● **What is being asked**
Print the lines from the one that contains "Reproduce this chart with Bokeh." to the one that contains "from bokeh.resources import INLINE", inclusive, exactly as they appear, and please drop any pictures.

● **Dataset records**
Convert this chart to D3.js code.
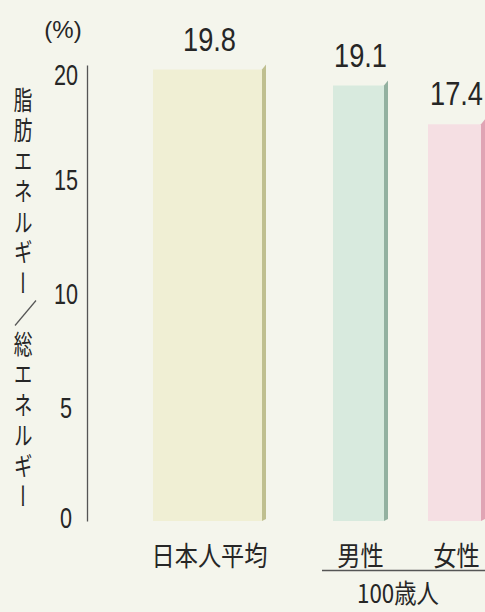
<!DOCTYPE html>
<html>
<head>
<meta charset="utf-8">
<script src="https://cdn.jsdelivr.net/npm/d3@7"></script>
<style>
  html, body { margin: 0; padding: 0; background: #f4f5ec; }
  svg { display: block; }
  text { fill: #262626; }
</style>
</head>
<body>
<script>
// ---- data ----
const categories = ["日本人平均", "男性", "女性"];
const values = [19.8, 19.1, 17.4];
const groupLabel = "100歳人";
const groupMembers = ["男性", "女性"];
const tickValues = [0, 5, 10, 15, 20];
const unitLabel = "(%)";
const yTitleParts = ["脂肪エネルギー", "総エネルギー"];
const fillColors = ["#f0efd4", "#d8eade", "#f5dfe3"];
const edgeColors = ["#bfbf90", "#93b1a0", "#e0a4b4"];

const W = 485, H = 612;
const svg = d3.select("body").append("svg").attr("width", W).attr("height", H);
svg.append("rect").attr("width", W).attr("height", H).attr("fill", "#f4f5ec");

const y = d3.scaleLinear().domain([0, 20]).range([521, 65]);
const xLeft = d3.scaleOrdinal().domain(categories).range([153, 333, 428]);
const xWidth = d3.scaleOrdinal().domain(categories).range([113, 55, 57]);
const fill = d3.scaleOrdinal().domain(categories).range(fillColors);
const edge = d3.scaleOrdinal().domain(categories).range(edgeColors);

const data = categories.map((c, i) => ({ c, v: values[i] }));

// axis
const axisX = 87;
const axis = d3.axisLeft(y).tickValues(tickValues).tickSize(0).tickPadding(0).tickFormat(d3.format("d"));
const ag = svg.append("g").attr("transform", `translate(${axisX},0)`).call(axis);
ag.select(".domain").attr("stroke", "#555").attr("stroke-width", 1.3);
ag.selectAll(".tick text")
  .attr("x", 0)
  .attr("text-anchor", "middle")
  .attr("font-family", "'Liberation Sans', Arial, sans-serif")
  .attr("font-size", 30)
  .attr("fill", "#262626")
  .attr("dy", d => d === 20 ? "0.65em" : d === 0 ? "0.22em" : "0.36em")
  .attr("transform", "translate(-21,0) scale(0.72,1)");

// bars
const bars = svg.append("g");
data.forEach(d => {
  const x0 = xLeft(d.c), w = xWidth(d.c), top = y(d.v), bot = y(0);
  bars.append("rect")
    .attr("x", x0).attr("y", top)
    .attr("width", w - 4).attr("height", bot - top)
    .attr("fill", fill(d.c));
  bars.append("polygon")
    .attr("points", [[x0 + w - 4, top], [x0 + w, top - 5], [x0 + w, bot - 2], [x0 + w - 4, bot]].map(p => p.join(",")).join(" "))
    .attr("fill", edge(d.c));
  // value label
  svg.append("text")
    .attr("transform", `translate(${x0 + w / 2},${top - 19}) scale(0.8,1)`)
    .attr("text-anchor", "middle")
    .attr("font-family", "'Liberation Sans', Arial, sans-serif")
    .attr("font-size", 34)
    .text(d3.format(".1f")(d.v));
  // category label
  svg.append("text")
    .attr("transform", `translate(${x0 + w / 2},${566}) scale(0.86,1)`)
    .attr("text-anchor", "middle")
    .attr("font-family", "'Noto Sans CJK JP', sans-serif")
    .attr("font-size", 27)
    .text(d.c);
});

// group bracket line and label
const gx0 = xLeft(groupMembers[0]) - 11;
svg.append("line")
  .attr("x1", gx0).attr("x2", W).attr("y1", 570.5).attr("y2", 570.5)
  .attr("stroke", "#555").attr("stroke-width", 1.4);
svg.append("text")
  .attr("transform", `translate(398,603) scale(0.86,1)`)
  .attr("text-anchor", "middle")
  .attr("font-family", "'Noto Sans CJK JP', sans-serif")
  .attr("font-size", 26)
  .text(groupLabel);

// unit label
svg.append("text")
  .attr("x", 63).attr("y", 38)
  .attr("text-anchor", "middle")
  .attr("font-family", "'Liberation Sans', Arial, sans-serif")
  .attr("font-size", 24)
  .text(unitLabel);

// vertical y-axis title (two vertical runs joined by a slash)
const step = 30.5, fs = 26;
const starts = [87, 87 + 8 * step];
yTitleParts.forEach((t, i) => {
  svg.append("text")
    .attr("transform", `translate(23,${starts[i]}) scale(0.72,1)`)
    .attr("x", 0).attr("y", 0)
    .style("writing-mode", "vertical-rl")
    .style("text-orientation", "upright")
    .style("letter-spacing", (step - fs) + "px")
    .attr("font-family", "'Noto Sans CJK JP', sans-serif")
    .attr("font-size", fs)
    .text(t);
});
const slashY = 87 + 7 * step + fs / 2;
svg.append("line")
  .attr("x1", 15).attr("y1", slashY + 12).attr("x2", 36).attr("y2", slashY - 13)
  .attr("stroke", "#555").attr("stroke-width", 1.2);
</script>
</body>
</html>
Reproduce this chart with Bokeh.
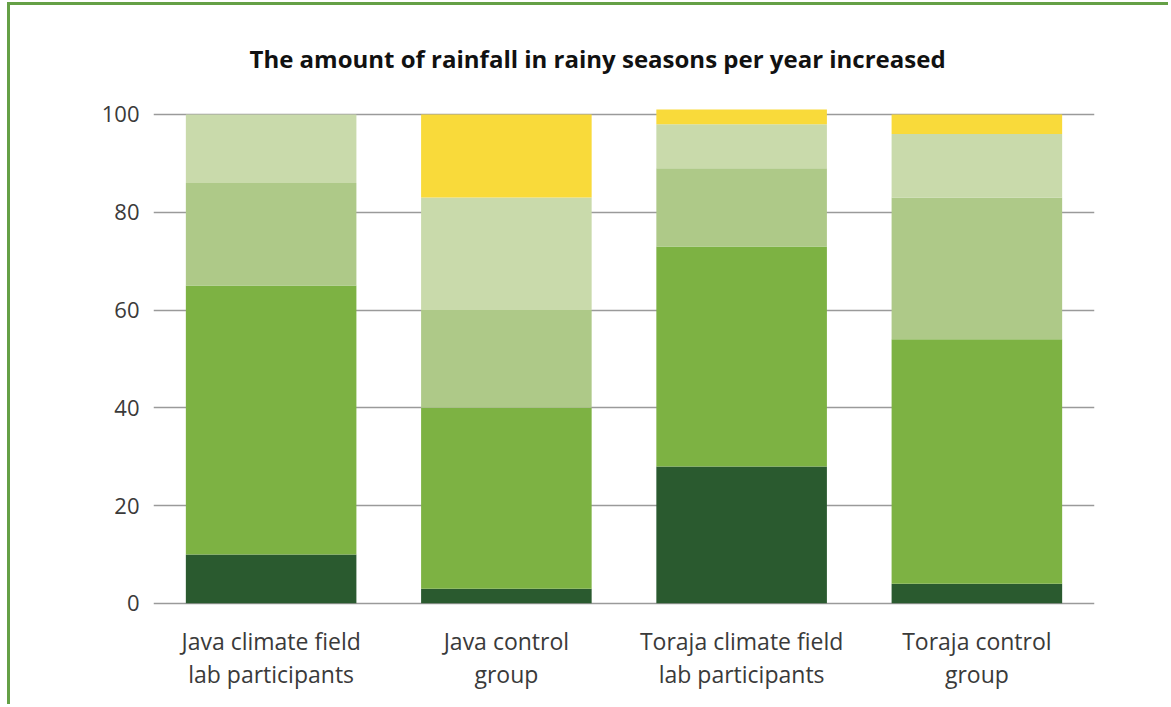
from bokeh.plotting import figure
from bokeh.models import FactorRange, Range1d, FixedTicker, ColumnDataSource
from bokeh.core.properties import value
from bokeh.embed import file_html
from bokeh.resources import INLINE

# Survey groups (x categories) and their two-line labels
groups = ["Java climate field lab participants", "Java control group",
          "Toraja climate field lab participants", "Toraja control group"]
label_line_1 = ["Java climate field", "Java control",
                "Toraja climate field", "Toraja control"]
label_line_2 = ["lab participants", "group",
                "lab participants", "group"]

# Share of answers per group (%), stacked bottom to top
level_1 = [10, 3, 28, 4]
level_2 = [55, 37, 45, 50]
level_3 = [21, 20, 16, 29]
level_4 = [14, 23, 9, 13]
level_5 = [0, 17, 3, 4]

y_ticks = [0, 20, 40, 60, 80, 100]

levels = ["level_1", "level_2", "level_3", "level_4", "level_5"]
colors = ["#2a5a2f", "#7db243", "#aec988", "#c9daab", "#f9da3a"]

data = dict(group=groups, level_1=level_1, level_2=level_2,
            level_3=level_3, level_4=level_4, level_5=level_5)

FRAME_GREEN = "#65a046"
TEXT_GREY = "#3a3a3a"

p = figure(
    x_range=FactorRange(*groups, range_padding=0),
    y_range=Range1d(-21.3, 104.9),
    width=1161, height=702,
    output_backend="svg", toolbar_location=None,
    title="The amount of rainfall in rainy seasons per year increased",
    min_border_left=143, min_border_right=77,
    min_border_top=85, min_border_bottom=0,
)
p.styles = {
    "margin-left": "7px", "margin-top": "2px",
    "border-left": f"3px solid {FRAME_GREEN}",
    "border-top": f"3px solid {FRAME_GREEN}",
}

p.vbar_stack(levels, x="group", width=0.725, color=colors,
             line_color=None, source=data)

# Two-line category labels under each bar
labels = ColumnDataSource(dict(group=groups, line_1=label_line_1,
                               line_2=label_line_2))
for col, y in (("line_1", -7.6), ("line_2", -14.4)):
    p.text(x="group", y=y, text=col, source=labels,
           text_font=value("Open Sans"), text_font_size="23px",
           text_color=TEXT_GREY, text_align="center",
           text_baseline="middle")

# Title
p.title.text_font = "Open Sans"
p.title.text_font_style = "bold"
p.title.text_font_size = "24px"
p.title.text_color = "#111111"
p.title.align = "left"
p.title.offset = 96
p.title.standoff = 32

p.outline_line_color = None
p.background_fill_color = "white"
p.border_fill_color = "white"

# Axes
p.yaxis.ticker = FixedTicker(ticks=y_ticks)
p.yaxis.axis_line_color = None
p.yaxis.major_tick_line_color = None
p.yaxis.minor_tick_line_color = None
p.yaxis.major_label_standoff = 8
p.yaxis.major_label_text_font = "Open Sans"
p.yaxis.major_label_text_font_size = "22px"
p.yaxis.major_label_text_color = TEXT_GREY

p.xaxis.visible = False

p.xgrid.grid_line_color = None
p.ygrid.ticker = FixedTicker(ticks=y_ticks)
p.ygrid.grid_line_color = "#9a9a9a"
p.ygrid.grid_line_width = 1.3

open("out.html", "w").write(file_html(p, INLINE))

● **Finished answer**
Reproduce this chart with Bokeh.
from bokeh.plotting import figure
from bokeh.models import FactorRange, Range1d, FixedTicker, ColumnDataSource
from bokeh.core.properties import value
from bokeh.embed import file_html
from bokeh.resources import INLINE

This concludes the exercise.